Das lange, irreführende Schlussstück „Die With A Smile“ ist ein Liebes-Duett mit einem feinen Hauch Northern-Soul, malerischen Worten und Bruno Mars als Gast, hat mit dem restlichen Longplayer aber so gut wie nichts gemeinsam.
Wer solche Vielseitigkeit so rund zusammen führt, verdient eine Verbeugung. Und wer so unterschiedliche Gesangstechniken und Stimmlagen verkörpert, verdient noch eine für die schauspielerische Leistung.

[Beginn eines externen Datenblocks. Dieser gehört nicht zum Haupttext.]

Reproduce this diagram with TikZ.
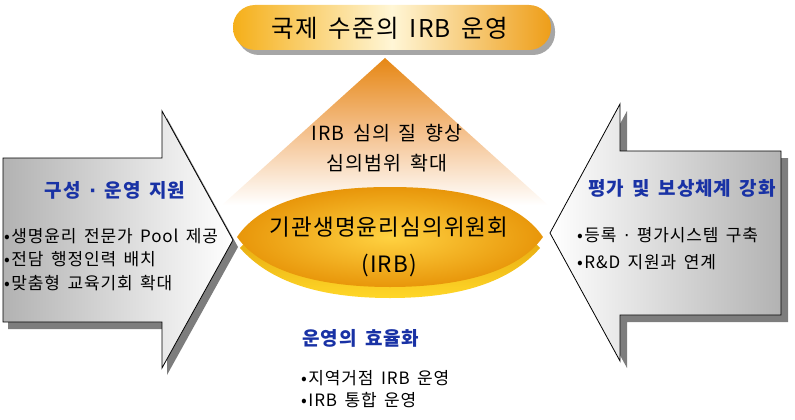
\documentclass[tikz,border=0pt]{standalone}
\usepackage{fontspec}
\setmainfont[LetterSpace=5,WordSpace=1.6]{Noto Sans CJK KR}
\newfontfamily\dotfont{DejaVu Sans}
\newcommand{\middot}{{\dotfont ·}}
\newcommand{\bul}{•\hspace{1.5pt}}
\definecolor{ttlblue}{RGB}{25,50,165}
\definecolor{pillL}{RGB}{245,175,25}
\definecolor{pillM}{RGB}{255,246,214}
\definecolor{pillR}{RGB}{238,158,25}
\definecolor{triTop}{RGB}{230,135,20}
\definecolor{triMid}{RGB}{244,192,140}
\definecolor{goldIn}{RGB}{255,210,65}
\definecolor{goldOut}{RGB}{232,150,10}
\definecolor{rimTop}{RGB}{215,140,0}
\definecolor{rimBot}{RGB}{255,215,40}
\definecolor{shadowgray}{RGB}{125,125,125}
\begin{document}
\begin{tikzpicture}[x=1pt,y=-1pt,
  arrowline/.style={draw=black,line width=0.8pt,line join=miter},
  arrowshadow/.style={fill=shadowgray},
  bluetitle/.style={text=ttlblue,font=\fontsize{19}{21}\selectfont\bfseries,inner sep=0pt},
  bullettext/.style={text=black,font=\fontsize{17}{19}\selectfont,inner sep=0pt,anchor=west},
  centertext/.style={text=black,inner sep=0pt}]
\useasboundingbox (0,0) rectangle (795,420);
% triangle
\shade[top color=triTop, bottom color=white, middle color=triMid]
  (385,58) -- (548,205) -- (222,205) -- cycle;
% top banner
\fill[black!35,rounded corners=22pt] (237,9) rectangle (555,55);
\shade[left color=pillL,right color=pillR,middle color=pillM,rounded corners=22pt]
  (233,5) rectangle (551,50);
\node[centertext,font=\fontsize{24.5}{26}\selectfont] (toptxt) at (390,28) {국제 수준의 IRB 운영};
% left arrow
\fill[arrowshadow,shift={(5,7)}] (3,158) -- (162,158) -- (162,111) -- (233,240) -- (162,368) -- (162,322) -- (3,322) -- cycle;
\shade[left color=black!30,right color=white,arrowline]
  (3,158) -- (162,158) -- (162,111) -- (233,240) -- (162,368) -- (162,322) -- (3,322) -- cycle;
% right arrow
\fill[arrowshadow,shift={(7,7)}] (550,233) -- (620,104) -- (620,151) -- (781,151) -- (781,315) -- (620,315) -- (620,361) -- cycle;
\shade[left color=white,right color=black!30,arrowline]
  (550,233) -- (620,104) -- (620,151) -- (781,151) -- (781,315) -- (620,315) -- (620,361) -- cycle;
% disc
\shade[top color=rimTop,bottom color=rimBot]
  (240,248) .. controls (270,215) and (320,200) .. (390,200) .. controls (460,200) and (510,215) .. (540,248)
  .. controls (510,282) and (460,298) .. (390,298) .. controls (320,298) and (270,282) .. (240,248) -- cycle;
\shade[inner color=goldIn,outer color=goldOut]
  (237,237) .. controls (262,200) and (320,187) .. (390,187) .. controls (460,187) and (518,200) .. (543,237)
  .. controls (518,272) and (460,287) .. (390,287) .. controls (320,287) and (262,272) .. (237,237) -- cycle;
% center texts
\node[centertext,font=\fontsize{19.5}{21}\selectfont] (q1) at (387,133) {IRB 심의 질 향상};
\node[centertext,font=\fontsize{19.5}{21}\selectfont] (q2) at (387,163) {심의범위 확대};
\node[centertext,font=\fontsize{22.5}{24}\selectfont] (irb1) at (389,227) {기관생명윤리심의위원회};
\node[centertext,font=\fontsize{22.5}{24}\selectfont] (irb2) at (389,266) {(IRB)};
% left texts
\node[bluetitle] (lt) at (115,190) {구성 \middot{} 운영 지원};
\node[bullettext] (l1) at (4,236) {\bul 생명윤리 전문가 Pool 제공};
\node[bullettext] (l2) at (4,259) {\bul 전담 행정인력 배치};
\node[bullettext] (l3) at (4,283) {\bul 맞춤형 교육기회 확대};
% right texts
\node[bluetitle] (rt) at (682,188) {평가 및 보상체계 강화};
\node[bullettext] (r1) at (577,235) {\bul 등록 \middot{} 평가시스템 구축};
\node[bullettext] (r2) at (577,262) {\bul R\&D 지원과 연계};
% bottom texts
\node[bluetitle,anchor=west] (bt) at (302,338) {운영의 효율화};
\node[bullettext] (b1) at (301,378) {\bul 지역거점 IRB 운영};
\node[bullettext] (b2) at (301,400) {\bul IRB 통합 운영};
\end{tikzpicture}
\end{document}
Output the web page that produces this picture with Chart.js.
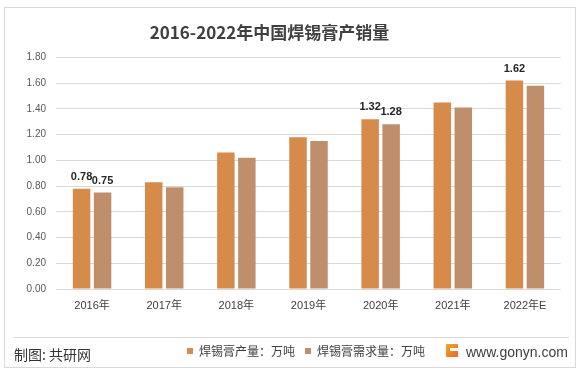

Mal zirpt Lady Gaga wie ein Vogel auf der Balz, dann presst sie wiederum an anderer Stelle, als sei sie gerade mitten in einen Boxkampf verwickelt, trällert im Nahkampf den Tune. Sie röhrt in „The Beast“, als ginge es um Leben und Tod und bei „Zombieboy“ erleben wir sie im Sopran.
„Mayhem“ heißt „Chaos“. In Worten wie „true chaos“ und „inner chaos“ beschrieb Lady Gaga ihre Lied-Inhalte im US Rolling Stone, „chaotic“ nannte sie ihren stilistischen Eklektizismus kürzlich im NME.
Dafür wirkt auf „MAYHEM“ jedoch alles ganz geordnet und sortiert. Langweilig gerät das Album jedoch nicht, dafür floss genug kreatives Chaos ein.